A “one target for all purposes” does not work very well, but that is what I find being used in the vast majority of firearms courses that I have taken. More realistic targets cost more than generic targets and most instructors want to minimize their costs when putting on a training course (or they have to charge more). Also, frequently changing targets adds time to the range session; time that is not spent shooting and most students want to maximize their “trigger time” while they are on the range.
Some instructors and shooting range officials are reluctant to use realistic human-like targets. Their reluctance seems to be centered on not violating the firearms safety rule of “never point your gun at something you are not willing to destroy” and on a concern for the perceptions created by using such targets for training.
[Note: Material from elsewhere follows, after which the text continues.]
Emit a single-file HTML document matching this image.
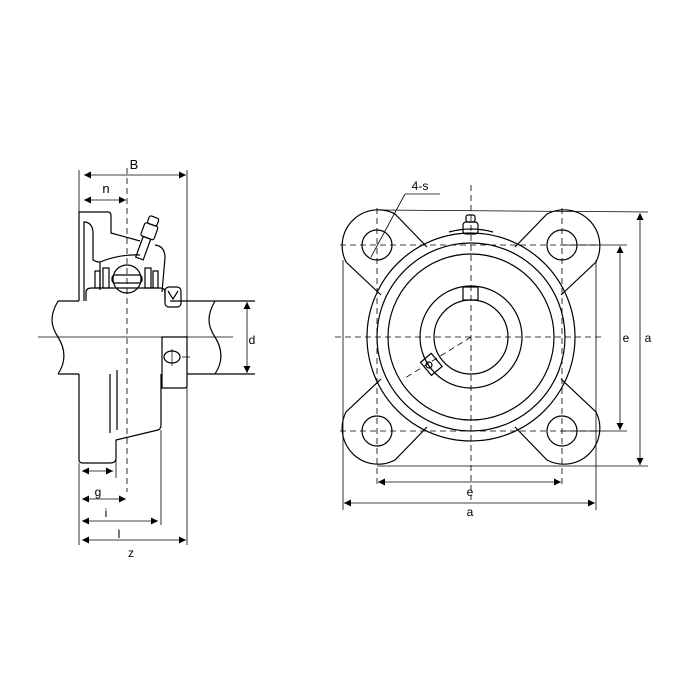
<!DOCTYPE html>
<html><head><style>html,body{margin:0;padding:0;background:#fff}svg{display:block}</style></head><body>
<svg width="700" height="700" viewBox="0 0 700 700" xmlns="http://www.w3.org/2000/svg" font-family="Liberation Sans, sans-serif" fill="none" stroke="#000" stroke-width="1.2">
<defs>
<marker id="ar" viewBox="0 0 10 10" refX="10" refY="5" markerWidth="9" markerHeight="7" orient="auto-start-reverse" markerUnits="userSpaceOnUse"><path d="M0,0L10,5L0,10z" fill="#000" stroke="none"/></marker>
</defs>
<!-- LEFT VIEW -->
<g>
<path d="M58,301 C50,315 50,325 58,337 C66,350 66,362 58,374"/>
<path d="M215,301 C207,315 207,325 215,337 C223,350 223,362 215,374"/>
<line x1="58" y1="301" x2="79" y2="301"/><line x1="170" y1="301" x2="255" y2="301"/>
<line x1="58" y1="374" x2="79" y2="374"/><line x1="187" y1="374" x2="255" y2="374"/>
<line x1="38" y1="337" x2="233" y2="337" stroke-width="0.8"/>
<path d="M79,301 L79,212 L108,212 Q111,212 111,216 L111,233 L140,241"/>
<path d="M84,301 L84,222 Q92,222 93,232 L93,260 Q96,262 100,262 L100,290"/>
<path d="M100,262 Q120,254 140,255"/>
<path d="M155,245 Q165,246 165,258 L162,292"/>
<path d="M86,301 L86,292 Q86,288 92,288 L160,288 Q165,288 165,292 L165,301"/>
<circle cx="127" cy="279" r="14"/>
<rect x="112" y="275" width="30" height="8" rx="3"/>
<rect x="103" y="268" width="6" height="20"/><rect x="145" y="268" width="6" height="20"/>
<rect x="95" y="271" width="5" height="17"/><rect x="153" y="271" width="5" height="17"/>
<g transform="rotate(20 148 235)">
<rect x="141" y="224" width="14" height="14" rx="2"/>
<rect x="144" y="238" width="8" height="22"/>
<rect x="143" y="216" width="10" height="8" rx="2"/>
</g>
<rect x="165" y="287" width="16" height="20" rx="4"/>
<path d="M168,291 L173,299 L178,291"/>
<path d="M79,374 L79,460 Q79,463 83,463 L110,463 Q116,463 116,458 L116,440 L158,430 Q161,429 161,425 L161,374"/>
<line x1="110" y1="374" x2="110" y2="433"/>
<path d="M117,370 L117,430"/>
<path d="M162,337 L187,337 L187,386 Q187,388 184,388 L162,388 Z"/>
<ellipse cx="172" cy="357" rx="8" ry="6"/>
<line x1="172" y1="349" x2="172" y2="366" stroke-width="0.7"/>
<line x1="182" y1="357" x2="190" y2="357" stroke-width="0.7"/>
<line x1="127" y1="168" x2="127" y2="492" stroke-dasharray="6,4" stroke-width="0.8"/>
<g stroke-width="0.8">
<line x1="79" y1="170" x2="79" y2="212"/>
<line x1="187" y1="170" x2="187" y2="545"/>
<line x1="84" y1="175" x2="186" y2="175" marker-start="url(#ar)" marker-end="url(#ar)"/>
<line x1="84" y1="200" x2="126" y2="200" marker-start="url(#ar)" marker-end="url(#ar)"/>
<line x1="79" y1="463" x2="79" y2="545"/>
<line x1="116" y1="440" x2="116" y2="478"/>
<line x1="161" y1="430" x2="161" y2="525"/>
<line x1="82" y1="471" x2="113" y2="471" marker-start="url(#ar)" marker-end="url(#ar)"/>
<line x1="82" y1="499" x2="126" y2="499" marker-start="url(#ar)" marker-end="url(#ar)"/>
<line x1="82" y1="521" x2="158" y2="521" marker-start="url(#ar)" marker-end="url(#ar)"/>
<line x1="82" y1="540" x2="186" y2="540" marker-start="url(#ar)" marker-end="url(#ar)"/>
<line x1="247" y1="302" x2="247" y2="373" marker-start="url(#ar)" marker-end="url(#ar)"/>
</g>
<g fill="#000" stroke="none" font-size="12">
<text x="134" y="169" text-anchor="middle" font-size="13">B</text>
<text x="106" y="193" text-anchor="middle" font-size="13">n</text>
<text x="98" y="496" text-anchor="middle">g</text>
<text x="106" y="517" text-anchor="middle">i</text>
<text x="119" y="538" text-anchor="middle">l</text>
<text x="131" y="557" text-anchor="middle">z</text>
<text x="252" y="344" text-anchor="middle">d</text>
</g>
</g>
<!-- RIGHT VIEW -->
<g>
<path d="M427,247 L395,214 A36,36 0 0 0 346,262 L381,295"/>
<path d="M515,247 L547,214 A36,36 0 0 1 596,262 L561,295"/>
<path d="M381,379 L346,412 A36,36 0 0 0 395,460 L427,427"/>
<path d="M561,379 L596,412 A36,36 0 0 1 547,460 L515,427"/>
<circle cx="377" cy="245" r="15"/><circle cx="562" cy="245" r="15"/>
<circle cx="377" cy="431" r="15"/><circle cx="562" cy="431" r="15"/>
<circle cx="471" cy="337" r="104"/>
<circle cx="471" cy="337" r="94"/>
<circle cx="471" cy="337" r="83"/>
<circle cx="471" cy="337" r="51"/>
<circle cx="471" cy="337" r="37"/>
<path d="M449,232 Q471,226 493,232" />
<rect x="463" y="222" width="15" height="12" rx="3"/>
<rect x="466" y="215" width="9" height="7" rx="2"/>
<rect x="463" y="287" width="15" height="13"/>
<rect x="424" y="356" width="14" height="17" transform="rotate(-40 431 364)"/>
<circle cx="429" cy="365" r="3"/>
<g stroke-width="0.8" stroke-dasharray="6,4">
<line x1="471" y1="185" x2="471" y2="500"/>
<line x1="335" y1="337" x2="605" y2="337"/>
<line x1="377" y1="208" x2="377" y2="487"/>
<line x1="562" y1="208" x2="562" y2="487"/>
<line x1="340" y1="245" x2="600" y2="245"/>
<line x1="340" y1="431" x2="600" y2="431"/>
<line x1="471" y1="337" x2="405" y2="378"/>
</g>
<g stroke-width="0.8">
<line x1="343" y1="260" x2="343" y2="510"/>
<line x1="596" y1="260" x2="596" y2="510"/>
<line x1="377" y1="210" x2="648" y2="212"/>
<line x1="377" y1="466" x2="648" y2="466"/>
<line x1="562" y1="245" x2="627" y2="245"/>
<line x1="562" y1="431" x2="627" y2="431"/>
<line x1="620" y1="246" x2="620" y2="430" marker-start="url(#ar)" marker-end="url(#ar)"/>
<line x1="640" y1="213" x2="640" y2="465" marker-start="url(#ar)" marker-end="url(#ar)"/>
<line x1="378" y1="482" x2="561" y2="482" marker-start="url(#ar)" marker-end="url(#ar)"/>
<line x1="344" y1="503" x2="595" y2="503" marker-start="url(#ar)" marker-end="url(#ar)"/>
<line x1="371" y1="257" x2="405" y2="194"/>
<line x1="405" y1="194" x2="440" y2="194"/>
</g>
<g fill="#000" stroke="none" font-size="12">
<text x="420" y="190" text-anchor="middle">4-s</text>
<text x="626" y="342" text-anchor="middle">e</text>
<text x="648" y="342" text-anchor="middle">a</text>
<text x="470" y="496" text-anchor="middle">e</text>
<text x="470" y="516" text-anchor="middle">a</text>
</g>
</g>
</svg>
</body></html>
They want to avoid negative public opinion, especially from gun control advocates, that they are only encouraging violent by training people to shoot other people. Hopefully you will not fall into this trap. You need to ask yourself, if you are unwilling to point your gun at a human silhouette target, why are you even taking self-defense firearms training to begin with?
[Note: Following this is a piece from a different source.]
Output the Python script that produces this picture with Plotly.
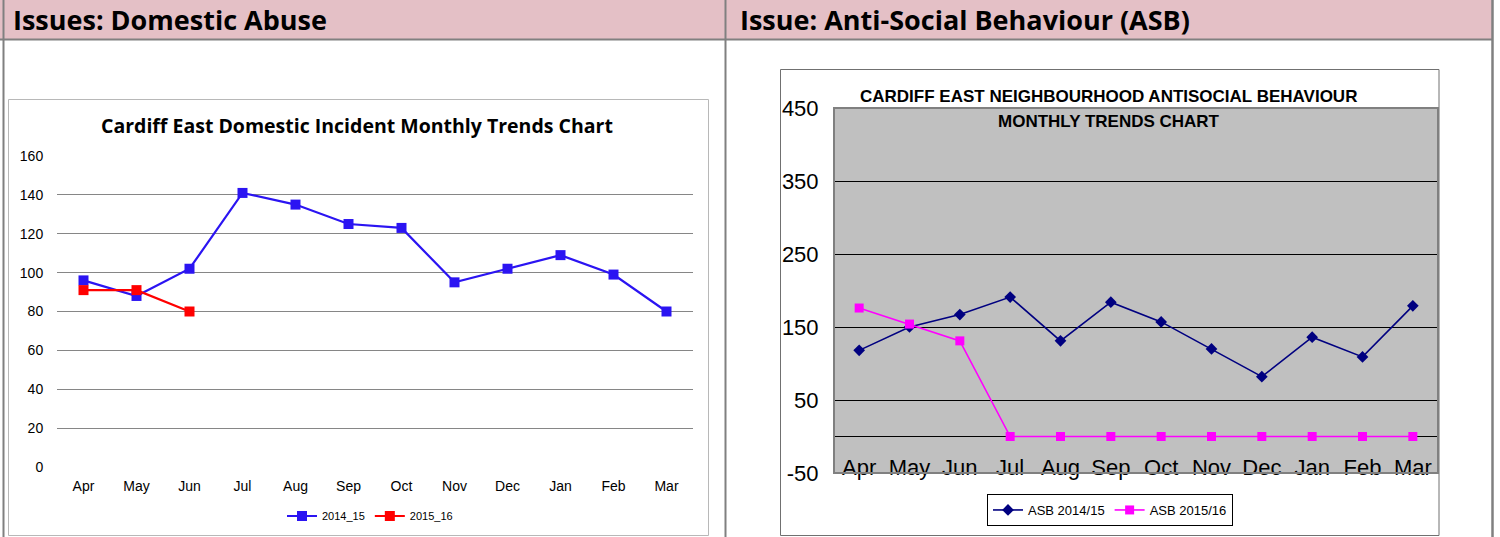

As someone concerned about your own life and the lives of other family members and friends, you owe it to yourself to get the best training that you can. Such training is not a one-time event, but must be continually refreshed. Routine practice sessions coupled with periodically (once every year or two) taking a firearms training course is what is needed. You should try to use the most realistic targets you can to psychologically prepare yourself for what will be the worst day of your life and one we all hope we will never have to face. There are plenty of sources for realistic targets, especially on the Internet.